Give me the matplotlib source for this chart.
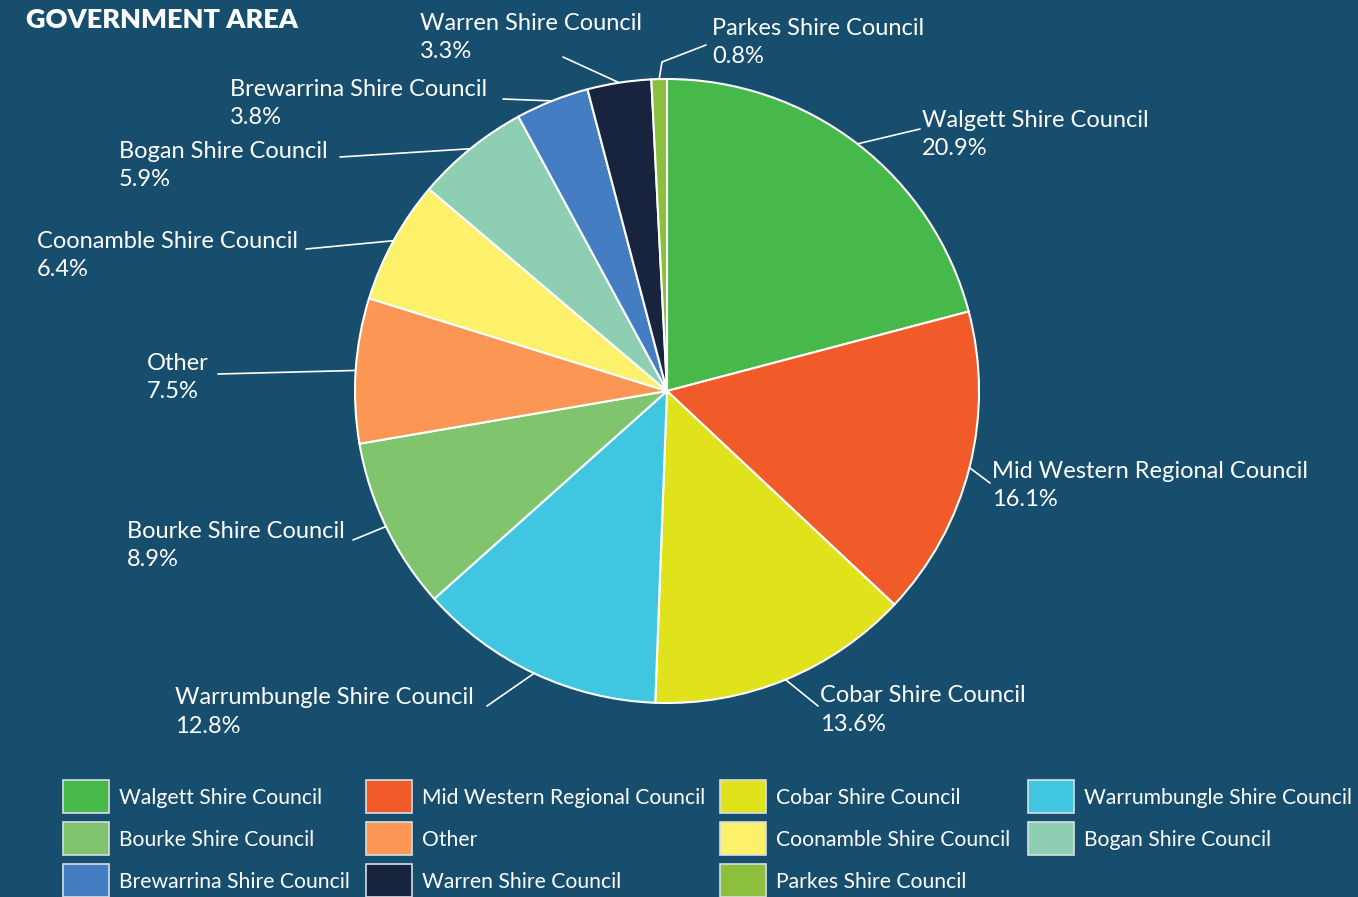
import numpy as np
import matplotlib
matplotlib.use("Agg")
import matplotlib.pyplot as plt
from matplotlib.patches import Rectangle

# ---- data ----
categories = ["Walgett Shire Council", "Mid Western Regional Council", "Cobar Shire Council",
              "Warrumbungle Shire Council", "Bourke Shire Council", "Other",
              "Coonamble Shire Council", "Bogan Shire Council", "Brewarrina Shire Council",
              "Warren Shire Council", "Parkes Shire Council"]
shares = [20.9, 16.1, 13.6, 12.8, 8.9, 7.5, 6.4, 5.9, 3.8, 3.3, 0.8]
colors = ["#47b94a", "#f15a29", "#e0e31b", "#41c6e2", "#80c56e", "#fb9655",
          "#fdf06a", "#8ecfb3", "#447dc2", "#18243e", "#8dbf3f"]
title = "GOVERNMENT AREA"

# ---- layout (pixel coords, y from top) ----
W, H = 1358, 897
BG = "#174e6d"
CX, CY, R = 667, 391, 312
# text left x, name-line centre y, leader end x, leader end y, optional elbow
label_layout = {
    "Walgett Shire Council": (922, 120, 920, 129, None),
    "Mid Western Regional Council": (992, 471, 990, 483, None),
    "Cobar Shire Council": (820, 696, 818, 706, None),
    "Warrumbungle Shire Council": (175, 698, 487, 706, None),
    "Bourke Shire Council": (127, 531, 353, 540, None),
    "Other": (147, 363, 218, 374, None),
    "Coonamble Shire Council": (37, 241, 306, 249, None),
    "Bogan Shire Council": (119, 151, 340, 157, None),
    "Brewarrina Shire Council": (230, 89, 503, 99, None),
    "Warren Shire Council": (420, 23, 563, 57, None),
    "Parkes Shire Council": (712, 28, 706, 45, (662, 62)),
}
legend_cols_x = [63, 366, 720, 1028]
legend_rows_y = [797, 839, 881]

fig = plt.figure(figsize=(W / 100, H / 100), dpi=100, facecolor=BG)
ax = fig.add_axes([0, 0, 1, 1])
ax.set_facecolor(BG)

def Y(py):
    return H - py

wedges, _ = ax.pie(shares, colors=colors, startangle=90, counterclock=False,
                   center=(CX, Y(CY)), radius=R,
                   wedgeprops=dict(edgecolor="white", linewidth=1.5))
ax.set_xlim(0, W)
ax.set_ylim(0, H)
ax.set_aspect("equal")
ax.axis("off")

font = ["Lato", "DejaVu Sans"]
fs = 17
for w, name, val in zip(wedges, categories, shares):
    ang = np.deg2rad((w.theta1 + w.theta2) / 2)
    sx = CX + R * np.cos(ang)
    sy = Y(CY) + R * np.sin(ang)
    tx, ty, ex, ey, elbow = label_layout[name]
    xs, ys = [sx], [sy]
    if elbow is not None:
        xs.append(elbow[0]); ys.append(Y(elbow[1]))
    xs.append(ex); ys.append(Y(ey))
    ax.plot(xs, ys, color="white", lw=1.2, solid_capstyle="round")
    ax.text(tx, Y(ty), name, color="white", fontsize=fs, family=font,
            ha="left", va="center")
    ax.text(tx, Y(ty + 28.5), f"{val}%", color="white", fontsize=fs, family=font,
            ha="left", va="center")

ax.text(26, Y(20), title, color="white", fontsize=19.5, family=font,
        fontweight="heavy", ha="left", va="center")

# legend (row-major, 4 columns)
for i, (name, c) in enumerate(zip(categories, colors)):
    r, k = divmod(i, 4)
    x0 = legend_cols_x[k]
    yc = legend_rows_y[r]
    ax.add_patch(Rectangle((x0, Y(yc + 16.5)), 46, 33, facecolor=c,
                           edgecolor="#d8dde2", linewidth=1.2, clip_on=False))
    ax.text(x0 + 56, Y(yc + 1), name, color="white", fontsize=15.2, family=font,
            ha="left", va="center")

fig.savefig("out.png", dpi=100, facecolor=BG)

◆ ◆ ◆

-- Exercise prompt --
Print the data above verbatim from the first line through the line holding "from matplotlib.patches import Rectangle", leaving every picture out.

-- Answer to this problem --
Give me the matplotlib source for this chart.
import numpy as np
import matplotlib
matplotlib.use("Agg")
import matplotlib.pyplot as plt
from matplotlib.patches import Rectangle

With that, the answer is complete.